Double tops
These are the bearish version of the reversal pattern, appearing in an uptrend and switching to a downtrend. Resistance forms at a new high but the next high is broadly level with it. In a strong uptrend, we’d expect the new high to be higher – because we don’t see this we can imply the bulls are losing momentum. The confirmation of this pattern comes when the price breaks down through the lower support line created at the initial low.
Double bottoms
The double bottom pattern is the inverse, it is the bears losing the momentum instead.
Trading double tops and bottoms
For both the double top and bottom the trader is seeking to profit from the trend after the pattern has confirmed – for tops this means going short, for bottoms going long. Price targets and risk management levels can be set using the pattern as follows:
- Price target: for double tops the take profit target is set by projecting the height of the pattern, down below the breakout from support.
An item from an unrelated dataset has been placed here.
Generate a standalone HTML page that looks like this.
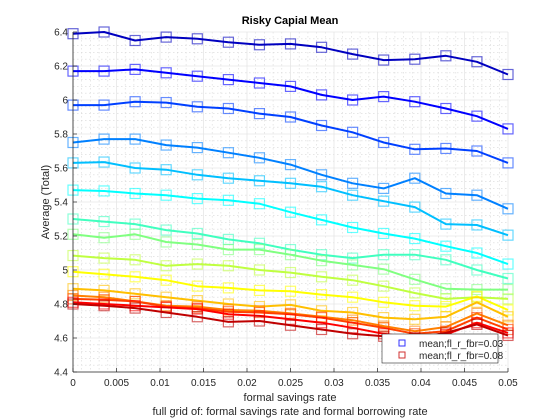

- Price target: for double bottoms the take profit target is set by projecting the height of the pattern, up above the breakout from resistance.
- Stop loss: for double tops its set above the support level.
- Stop loss: for double bottoms its set below the resistance level.
Let’s show you a double top playing out on a chart of EUR/USD. There is an uptrend into the pattern, the prevailing trend line breaks during the pattern, the second high is level with the first and note the rapid move down the after the second high – this is a very bearish sign. After breaking support initially price returned and tested the old level, now as resistance. If the test is rejected, which it was, that is further confirmation of the pattern and another opportunity to go short.
- A double top is a bearish reversal pattern, a double bottom is a bullish reversal pattern.
- The double top pattern is not confirmed until the support line is broken, the double bottom until resistance is broken.
- Traders can use the pattern to set take profit targets and stop-loss levels.